Kimi Ni Todoke Review

Here’s a drinking game. Marathon Kimi Ni Todoke. Everytime Sawako cries or says ‘I’m so happy’, take a shot. Get super drunk.

Summery: Sawako is shy, sweet, good natured girl. Sawako has the unfortunate curse with looking at the character Sadako from The Ring, scaring her classmates. However, her classmate Kazehaya sees right through it, and tries to pull her out of shell, prove that she’s not scary and along the way, make some friends.

Episodes: 25

Why I Picked It Up: I like shoujo stories, and I heard this was suppose to be a really good manga.
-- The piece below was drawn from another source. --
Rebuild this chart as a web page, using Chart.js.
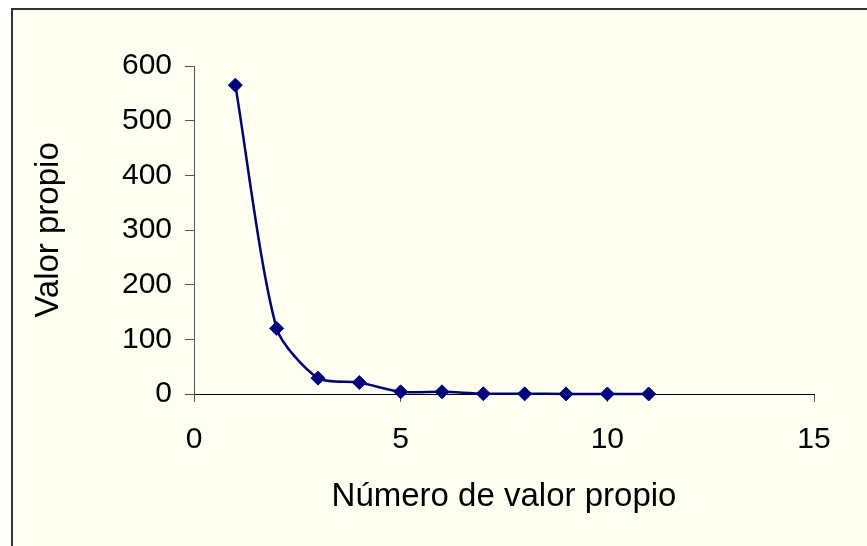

Why I Finished It: I’m not entirely sure. This series never really grabbed me. At one point, I had to marathon eight episodes. It never got bad enough for me to drop, but I never got into it either. I did like Chizu and Yano, and the arch between Chizu and Ryuu was amazing. The ending was sweet. But aside from that, it didn’t really appeal to me.

But: For me, there are a lot of buts. I didn’t like Sawako or Kazehaya, I thought the plots in the first 2/3 were boring, clichéd, and moved way too slow. It was completely unrealistic, to have a girl go from suddenly an outcast to liked by her classmate. It wish-fulfillment for any girl having to deal with the suckage that is middle school and high school, plain and simple, that a prince charming will appear out of nowhere and make everything all better. Maybe it’s my personal resentment dealing with middle and high school. It’s also, while all shoujo is wish fulfillment, there’s so many shoujo manga out there not getting an anime that I’d love to see, while Kimi Ni Todoke, one of the shallower shoujo stories out there, gets an adaptation.

Who Would I Give This To: Any girl looking to escape the hell that is high school or especially middle school.